THE PROBLEM:
Go through the entries one line at a time, and gather every line that has the word "code".

SUPPLIED INFORMATION:

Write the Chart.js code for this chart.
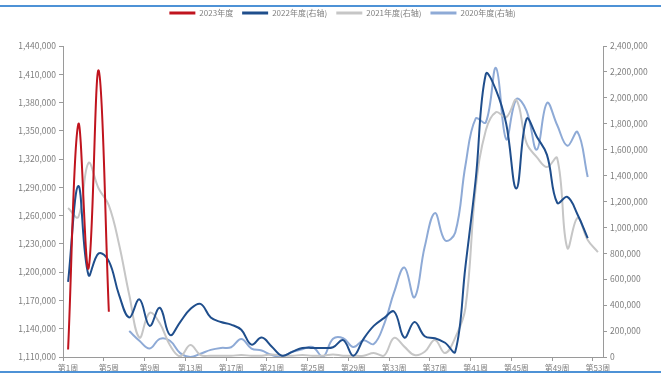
<!DOCTYPE html>
<html><head><meta charset="utf-8">
<script src="https://cdn.jsdelivr.net/npm/chart.js@4"></script>
<style>
html,body{margin:0;padding:0;background:#fff;}
#wrap{position:relative;width:661px;height:374px;}
.bar{position:absolute;left:0;width:661px;height:2px;background:#4e92d6;}
</style></head><body>
<div id="wrap"><canvas id="c"></canvas><div class="bar" style="top:5px"></div><div class="bar" style="top:371px"></div></div>
<script>
const weeks = ['第1周','第2周','第3周','第4周','第5周','第6周','第7周','第8周','第9周','第10周',
 '第11周','第12周','第13周','第14周','第15周','第16周','第17周','第18周','第19周','第20周',
 '第21周','第22周','第23周','第24周','第25周','第26周','第27周','第28周','第29周','第30周',
 '第31周','第32周','第33周','第34周','第35周','第36周','第37周','第38周','第39周','第40周',
 '第41周','第42周','第43周','第44周','第45周','第46周','第47周','第48周','第49周','第50周',
 '第51周','第52周','第53周'];

const seriesNames = ['2023年度','2022年度(右轴)','2021年度(右轴)','2020年度(右轴)'];

const d2023 = [1118000, 1357000, 1204000, 1414000, 1158000];

const d2022 = [579000, 1320000, 633000, 800000, 740000, 480000, 305000, 445000, 240000, 380000,
 170000, 270000, 370000, 410000, 305000, 270000, 250000, 210000, 95000, 150000,
 80000, 10000, 40000, 70000, 70000, 70000, 75000, 130000, 10000, 140000,
 240000, 300000, 350000, 150000, 270000, 160000, 145000, 110000, 40000, 700000,
 1366000, 2184000, 2060000, 1800000, 1300000, 1837000, 1700000, 1560000, 1190000, 1235000,
 1100000, 918000, null];

const d2021 = [1150000, 1080000, 1497000, 1300000, 1170000, 870000, 480000, 150000, 340000, 260000,
 90000, 5000, 93000, 15000, 10000, 10000, 10000, 15000, 10000, 10000,
 20000, 10000, 10000, 15000, 10000, 10000, 20000, 10000, 10000, 10000,
 30000, 10000, 147000, 80000, 15000, 40000, 131000, 30000, 150000, 380000,
 1300000, 1750000, 1890000, 1850000, 1983000, 1650000, 1543000, 1466000, 1535000, 841000,
 1073000, 903000, 810000];

const d2020 = [null, null, null, null, null, null, 200000, 125000, 65000, 140000,
 125000, 30000, 0, 25000, 55000, 70000, 75000, 139000, 65000, 50000,
 15000, 5000, 40000, 60000, 77000, 0, 140000, 145000, 77000, 130000,
 100000, 250000, 500000, 690000, 460000, 850000, 1110000, 900000, 960000, 1480000,
 1840000, 1810000, 2230000, 1680000, 1990000, 1900000, 1600000, 1960000, 1790000, 1630000,
 1736000, 1389000, null];

const leftTicks = {min: 1110000, max: 1440000, step: 30000};
const rightTicks = {min: 0, max: 2400000, step: 200000};

const colors = ['#c0141e', '#1f4e8c', '#c6c6c6', '#8eaad6'];
const FONT = "'Noto Sans CJK SC', 'Noto Sans', sans-serif";
const TXT = '#7f7f7f';
const AX = '#9a9a9a';

const legendSpace = {
  id: 'legendSpace',
  beforeInit(chart) {
    const orig = chart.legend.fit;
    chart.legend.fit = function () { orig.bind(chart.legend)(); this.height = 46; };
  },
  afterLayout(chart) {
    chart.legend.left += 12;
    chart.legend.right += 12;
  }
};

function ds(i, data, axis) {
  return {label: seriesNames[i], data: data, yAxisID: axis, borderColor: colors[i], backgroundColor: colors[i],
    borderWidth: 2, pointRadius: 0, tension: 0.4, spanGaps: false};
}

new Chart(document.getElementById('c'), {
  type: 'line',
  data: {labels: weeks, datasets: [
    ds(0, d2023, 'yL'), ds(1, d2022, 'yR'), ds(2, d2021, 'yR'), ds(3, d2020, 'yR')
  ]},
  plugins: [legendSpace],
  options: {
    responsive: true, maintainAspectRatio: false, animation: false,
    layout: {padding: {top: 0, bottom: 0, left: 0, right: 0}},
    plugins: {
      legend: {display: true, position: 'top',
        labels: {boxWidth: 26, boxHeight: 3, padding: 9, color: TXT, font: {size: 8, family: FONT},
          generateLabels: chart => Chart.defaults.plugins.legend.labels.generateLabels(chart)
            .map(l => Object.assign(l, {lineWidth: 0}))}},
      tooltip: {enabled: false}
    },
    scales: {
      x: {type: 'category', offset: true,
        grid: {display: true, drawOnChartArea: false, offset: true, tickLength: 4,
          color: c => (c.index % 4 === 0 ? AX : 'rgba(0,0,0,0)')},
        border: {color: AX},
        ticks: {autoSkip: false, maxRotation: 0, padding: 2, color: TXT, font: {size: 8, family: FONT},
          callback: (v, i) => (i % 4 === 0 ? weeks[i] : '')},
        afterFit: s => { s.height = 17; }
      },
      yL: {position: 'left', min: leftTicks.min, max: leftTicks.max,
        grid: {display: true, drawOnChartArea: false, tickLength: 4, color: AX},
        border: {color: AX},
        ticks: {stepSize: leftTicks.step, padding: 3, color: TXT, font: {size: 8.5, family: FONT},
          callback: v => v.toLocaleString('en-US')},
        afterFit: s => { s.width = 63; }
      },
      yR: {position: 'right', min: rightTicks.min, max: rightTicks.max,
        grid: {display: true, drawOnChartArea: false, tickLength: 4, color: AX},
        border: {color: AX},
        ticks: {stepSize: rightTicks.step, padding: 3, color: TXT, font: {size: 8.5, family: FONT},
          callback: v => v.toLocaleString('en-US')},
        afterFit: s => { s.width = 58; }
      }
    }
  }
});
</script>
</body></html>
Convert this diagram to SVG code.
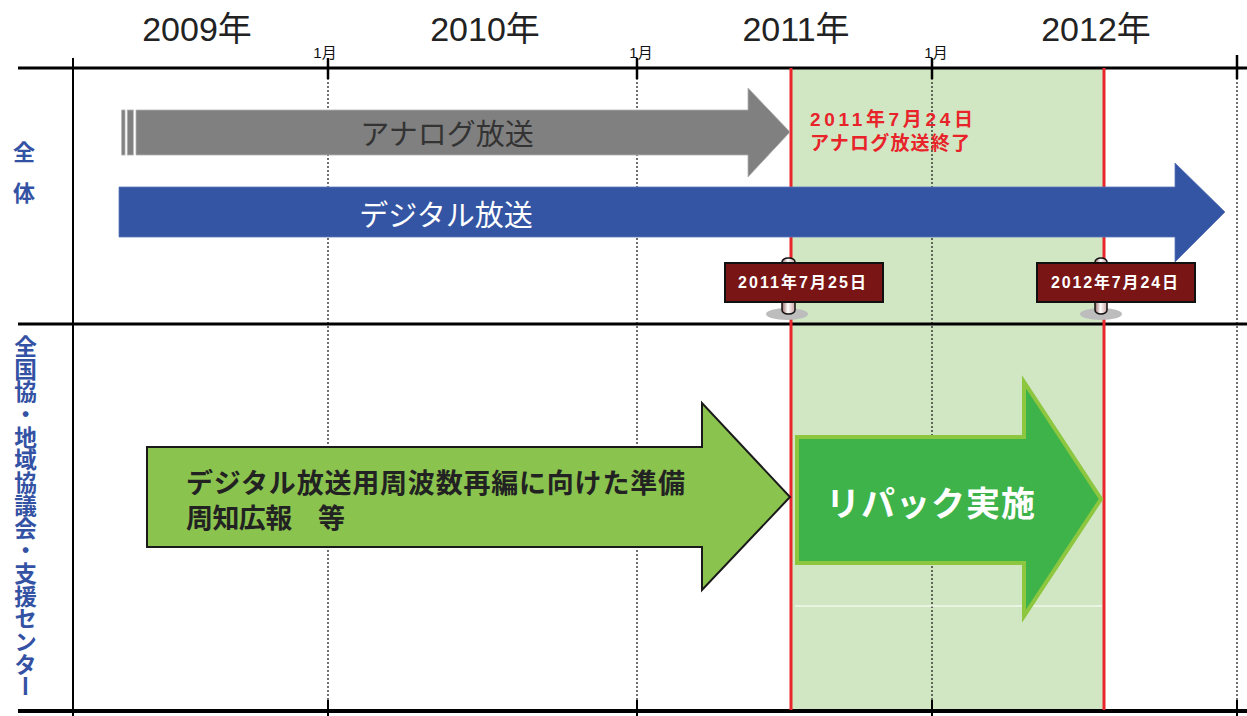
<svg xmlns="http://www.w3.org/2000/svg" width="1247" height="716" viewBox="0 0 1247 716">
<style>
.jp{font-family:"Liberation Sans","Noto Sans CJK JP",sans-serif}
.year{font-size:34px;fill:#222;text-anchor:middle}
.mon{font-size:15px;fill:#111;text-anchor:middle}
.lbl{font-size:22px;font-weight:bold;fill:#3452a4}
.dot{stroke:#111;stroke-width:1.2;stroke-dasharray:2 2;fill:none}
.solid{stroke:#000;fill:none}
.red{stroke:#e8262b;stroke-width:3;fill:none}
.sign{fill:#7a1516;stroke:#111;stroke-width:2}
.signtxt{font-size:16px;font-weight:bold;fill:#fff}
.pole{fill:url(#poleg);stroke:#111;stroke-width:1.5}
.shadow{fill:#bdbdbd}
</style>
<defs>
<linearGradient id="poleg" x1="0" y1="0" x2="1" y2="0">
<stop offset="0" stop-color="#9a6b6b"/>
<stop offset="0.45" stop-color="#ffffff"/>
<stop offset="1" stop-color="#c9a3a3"/>
</linearGradient>
</defs>
<rect width="1247" height="716" fill="#fff"/>

<g id="timeline">
<rect x="792" y="69" width="312" height="641" fill="#d1e7c4"/>
<g class="dot">
<line x1="328" y1="78" x2="328" y2="702"/>
<line x1="637" y1="78" x2="637" y2="702"/>
<line x1="932" y1="78" x2="932" y2="702"/>
<line x1="1237" y1="78" x2="1237" y2="702"/>
</g>
<g class="solid">
<line x1="18" y1="68" x2="1247" y2="68" stroke-width="3"/>
<line x1="18" y1="324" x2="1247" y2="324" stroke-width="3"/>
<line x1="18" y1="711" x2="1247" y2="711" stroke-width="4"/>
<line x1="73" y1="58" x2="73" y2="716" stroke-width="2"/>
<line x1="328" y1="58" x2="328" y2="79" stroke-width="2.5"/>
<line x1="637" y1="58" x2="637" y2="79" stroke-width="2.5"/>
<line x1="932" y1="58" x2="932" y2="79" stroke-width="2.5"/>
<line x1="1237" y1="55" x2="1237" y2="79" stroke-width="2.5"/>
<line x1="328" y1="700" x2="328" y2="716" stroke-width="2"/>
<line x1="637" y1="700" x2="637" y2="716" stroke-width="2"/>
<line x1="932" y1="700" x2="932" y2="716" stroke-width="2"/>
<line x1="1237" y1="700" x2="1237" y2="716" stroke-width="2"/>
</g>
<line class="red" x1="791" y1="68" x2="791" y2="710"/>
<line class="red" x1="1104" y1="68" x2="1104" y2="710"/>
<line x1="795" y1="606" x2="1102" y2="606" stroke="#fff" stroke-width="1"/>
</g>

<g id="header" class="jp">
<text class="year" x="197" y="41">2009年</text>
<text class="year" x="485" y="41">2010年</text>
<text class="year" x="796" y="41">2011年</text>
<text class="year" x="1096" y="41">2012年</text>
<text class="mon" x="325" y="58">1月</text>
<text class="mon" x="641" y="58">1月</text>
<text class="mon" x="936" y="58">1月</text>
</g>

<g id="row-labels" class="jp">
<text class="lbl" x="24" y="160" text-anchor="middle">全</text>
<text class="lbl" x="24" y="201" text-anchor="middle">体</text>
<text class="lbl" x="24" y="335" style="writing-mode:vertical-rl;font-size:22.7px">全国協・地域協議会・支援センター</text>
</g>

<g id="analog-arrow">
<rect x="121.7" y="110" width="3.3" height="45" fill="#808080" stroke="#b0b0b0" stroke-width="0.8"/>
<rect x="127.3" y="110" width="6" height="45" fill="#808080" stroke="#b0b0b0" stroke-width="0.8"/>
<polygon points="136,110 748,110 748,88 790,132 748,177 748,155 136,155" fill="#808080" stroke="#b0b0b0" stroke-width="0.8"/>
<text class="jp" x="447" y="145" text-anchor="middle" font-size="29" fill="#333">アナログ放送</text>
</g>

<g id="digital-arrow">
<polygon points="119,187 1175,187 1175,163 1225,212 1175,262 1175,237 119,237" fill="#3455a4" stroke="#5a76b8" stroke-width="0.8"/>
<text class="jp" x="446" y="226" text-anchor="middle" font-size="29" fill="#fff">デジタル放送</text>
</g>

<g id="analog-end-note" class="jp" font-weight="bold" fill="#e8232a" font-size="19">
<text x="810" y="126" textLength="163" lengthAdjust="spacing">2011年7月24日</text>
<text x="810" y="150" textLength="160" lengthAdjust="spacing">アナログ放送終了</text>
</g>

<g id="sign-2011">
<ellipse class="shadow" cx="787" cy="314" rx="21" ry="6"/>
<rect class="pole" x="782" y="258" width="13" height="56" rx="6" ry="4"/>
<rect class="sign" x="725" y="263" width="158" height="39"/>
<text class="jp signtxt" x="738" y="288" textLength="128" lengthAdjust="spacing">2011年7月25日</text>
</g>

<g id="sign-2012">
<ellipse class="shadow" cx="1101" cy="314" rx="21" ry="6"/>
<rect class="pole" x="1095" y="258" width="12" height="56" rx="6" ry="4"/>
<rect class="sign" x="1037" y="263" width="158" height="39"/>
<text class="jp signtxt" x="1051" y="288" textLength="127" lengthAdjust="spacing">2012年7月24日</text>
</g>

<g id="prep-arrow">
<polygon points="147,447 702,447 702,403 790,497 702,590 702,547 147,547" fill="#8bc34f" stroke="#1a1a1a" stroke-width="2"/>
<g class="jp" font-weight="bold" font-size="27" fill="#222">
<text x="186" y="493" textLength="499" lengthAdjust="spacing">デジタル放送用周波数再編に向けた準備</text>
<text x="186" y="528" textLength="159" lengthAdjust="spacing">周知広報　等</text>
</g>
</g>

<g id="repack-arrow">
<polygon points="797,437 1024,437 1024,382 1101,499 1024,616 1024,563 797,563" fill="#3db34a" stroke="#8dc63f" stroke-width="4"/>
<text class="jp" x="826" y="516" textLength="209" lengthAdjust="spacing" font-size="34" font-weight="bold" fill="#fff">リパック実施</text>
</g>

<g id="connectors"/>
</svg>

WRITTEN SOLUTION:
Write the Chart.js code for this chart.
Convert this diagram to SVG code.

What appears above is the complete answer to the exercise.